3.7 In cases where a property changes ownership, the property factor must confirm the process for repaying any funds that are due and presenting the final financial information relating to the account. This must be provided within 3 months of the property factor being made aware of the actual date of change in ownership (the date of settlement) unless there is a good reason not to (for example, awaiting final bills relating to contracts which were in place for works and services or the property factor has not been provided with the specified period of notice informing them of the change in ownership).
3.8 A property factor must have procedures for dealing with payments made in advance by homeowners, in cases where the homeowner requires a refund or needs to transfer his, her or their share of the funds (for example, on the sale of the property).
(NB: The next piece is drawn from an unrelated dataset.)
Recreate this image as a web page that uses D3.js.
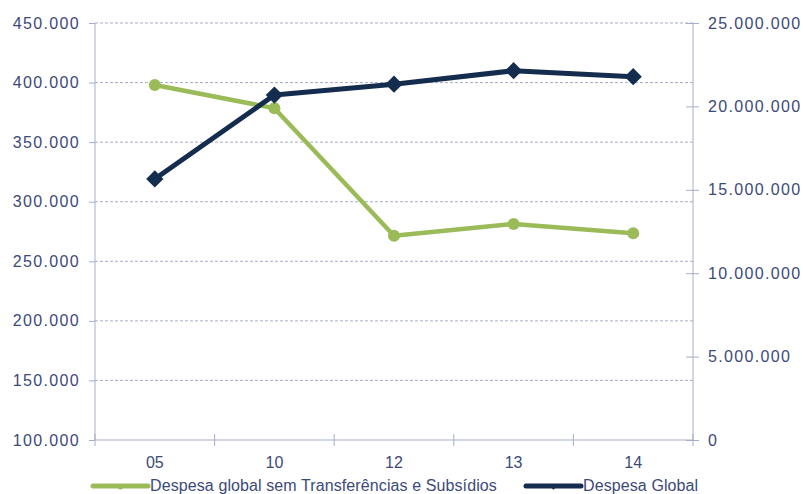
<!DOCTYPE html>
<html>
<head>
<meta charset="utf-8">
<script src="https://cdn.jsdelivr.net/npm/d3@7"></script>
<style>
	body { margin: 0; background: #fff; }
	text { font-family: "Liberation Sans", Arial, sans-serif; fill: #3c4a78; }
	.tickLabel { font-size: 16px; letter-spacing: 1.35px; }
	.catLabel { font-size: 16px; }
	.legendLabel { font-size: 16px; letter-spacing: 0.1px; }
</style>
</head>
<body>
<div id="chart"></div>
<script>
var years = ["05", "10", "12", "13", "14"];
var semTransferencias = [398000, 378500, 271500, 281300, 273500];
var despesaGlobal = [15650000, 20680000, 21330000, 22140000, 21780000];
var leftTicks = [100000, 150000, 200000, 250000, 300000, 350000, 400000, 450000];
var rightTicks = [0, 5000000, 10000000, 15000000, 20000000, 25000000];
var seriesNames = ["Despesa global sem Transferências e Subsídios", "Despesa Global"];

var GREEN = "#9bbb59",
	NAVY = "#142d4e",
	AXIS = "#a6adcb";

var ptFormat = d3.formatLocale({decimal: ",", thousands: ".", grouping: [3], currency: ["", " €"]}).format(",d");

var width = 803,
	height = 494,
	plotLeft = 95,
	plotRight = 693,
	plotTop = 23,
	plotBottom = 440;

var svg = d3.select("#chart")
	.append("svg")
	.attr("width", width)
	.attr("height", height);

var xScale = d3.scaleBand().domain(years).range([plotLeft, plotRight]);
var yLeft = d3.scaleLinear().domain([100000, 450000]).range([plotBottom, plotTop]);
var yRight = d3.scaleLinear().domain([0, 25000000]).range([plotBottom, plotTop]);

// dashed gridlines from the left axis
svg.append("g")
	.selectAll("line")
	.data(leftTicks.slice(1))
	.enter()
	.append("line")
	.attr("x1", plotLeft)
	.attr("x2", plotRight)
	.attr("y1", function(d) { return yLeft(d); })
	.attr("y2", function(d) { return yLeft(d); })
	.attr("stroke", AXIS)
	.attr("stroke-width", 1)
	.attr("stroke-dasharray", "3,2");

// left axis
var leftAxis = svg.append("g")
	.attr("transform", "translate(" + plotLeft + ",0)")
	.call(d3.axisLeft(yLeft).tickValues(leftTicks).tickSize(6).tickPadding(9).tickFormat(ptFormat));

// right axis, ticks cross the line
var rightAxis = svg.append("g")
	.attr("transform", "translate(" + plotRight + ",0)")
	.call(d3.axisRight(yRight).tickValues(rightTicks).tickSize(6).tickPadding(9).tickFormat(ptFormat));
rightAxis.selectAll(".tick line").attr("x1", -7);

[leftAxis, rightAxis].forEach(function(g) {
	g.select(".domain").attr("stroke", AXIS).attr("d", "M0," + plotTop + "V" + plotBottom);
	g.selectAll(".tick line").attr("stroke", AXIS);
	g.selectAll(".tick text")
		.attr("class", "tickLabel")
		.attr("fill", null);
	g.attr("font-size", null).attr("font-family", null);
});

// bottom axis: ticks between categories
var bounds = years.map(function(d) { return xScale(d); }).concat([plotRight]);
svg.append("line")
	.attr("x1", plotLeft).attr("x2", plotRight)
	.attr("y1", plotBottom).attr("y2", plotBottom)
	.attr("stroke", AXIS);

svg.append("g")
	.selectAll("line")
	.data(bounds)
	.enter()
	.append("line")
	.attr("x1", function(d) { return d; })
	.attr("x2", function(d) { return d; })
	.attr("y1", plotBottom - 6)
	.attr("y2", plotBottom + 6)
	.attr("stroke", AXIS);

svg.append("g")
	.selectAll("text")
	.data(years)
	.enter()
	.append("text")
	.attr("class", "catLabel")
	.attr("x", function(d) { return xScale(d) + xScale.bandwidth() / 2; })
	.attr("y", 468)
	.attr("text-anchor", "middle")
	.text(function(d) { return d; });

function cx(i) { return xScale(years[i]) + xScale.bandwidth() / 2; }

// green series on the left axis
var greenLine = d3.line()
	.x(function(d, i) { return cx(i); })
	.y(function(d) { return yLeft(d); });

svg.append("path")
	.datum(semTransferencias)
	.attr("d", greenLine)
	.attr("fill", "none")
	.attr("stroke", GREEN)
	.attr("stroke-width", 4.5)
	.attr("stroke-linejoin", "round");

svg.selectAll(".greenDot")
	.data(semTransferencias)
	.enter()
	.append("circle")
	.attr("class", "greenDot")
	.attr("cx", function(d, i) { return cx(i); })
	.attr("cy", function(d) { return yLeft(d); })
	.attr("r", 6)
	.attr("fill", GREEN);

// navy series on the right axis
var navyLine = d3.line()
	.x(function(d, i) { return cx(i); })
	.y(function(d) { return yRight(d); });

svg.append("path")
	.datum(despesaGlobal)
	.attr("d", navyLine)
	.attr("fill", "none")
	.attr("stroke", NAVY)
	.attr("stroke-width", 5)
	.attr("stroke-linejoin", "round");

var diamond = d3.symbol().type(d3.symbolDiamond2).size(190);
svg.selectAll(".navyDot")
	.data(despesaGlobal)
	.enter()
	.append("path")
	.attr("class", "navyDot")
	.attr("d", diamond)
	.attr("transform", function(d, i) { return "translate(" + cx(i) + "," + yRight(d) + ")"; })
	.attr("fill", NAVY);

// legend
var legend = [
	{name: seriesNames[0], color: GREEN, x: 93, marker: "circle"},
	{name: seriesNames[1], color: NAVY, x: 526, marker: "diamond"}
];

var lg = svg.selectAll(".legendItem")
	.data(legend)
	.enter()
	.append("g")
	.attr("class", "legendItem")
	.attr("transform", function(d) { return "translate(" + d.x + ",486)"; });

lg.append("line")
	.attr("x1", 0).attr("x2", 55)
	.attr("y1", 0).attr("y2", 0)
	.attr("stroke", function(d) { return d.color; })
	.attr("stroke-width", 5)
	.attr("stroke-linecap", "round");

lg.append("path")
	.attr("d", function(d) { return d.marker === "circle" ? d3.symbol().type(d3.symbolCircle).size(20)() : d3.symbol().type(d3.symbolDiamond2).size(20)(); })
	.attr("transform", "translate(27.5,1)")
	.attr("fill", function(d) { return d.color; });

lg.append("text")
	.attr("class", "legendLabel")
	.attr("x", 57)
	.attr("y", 5)
	.text(function(d) { return d.name; });
</script>
</body>
</html>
In order to protect homeowner funds, if the property factor is a housing association or a local authority:
3.9 Homeowners' floating funds must be accounted for separately from the property factor's own funds, whether through coding arrangements or through one or more separate bank accounts.
3.10 In situations where a sinking or reserve fund is arranged as part of the service to homeowners, an interest-bearing account or accounting structure must be used for each separate group of homeowners.
All other property factors:
3.11 Homeowners' floating funds must be held in a separate account from the property factor's own funds. This can either be one account for all its homeowner clients or separate accounts for each homeowner or group of homeowners.
3.12 In situations where a sinking or reserve fund is arranged as part of the service to homeowners, an interest-bearing account must be opened in the name of each separate group of homeowners. A property factor must only transfer funds from one such account to another in line with the arrangements in any agreement with homeowners to do so.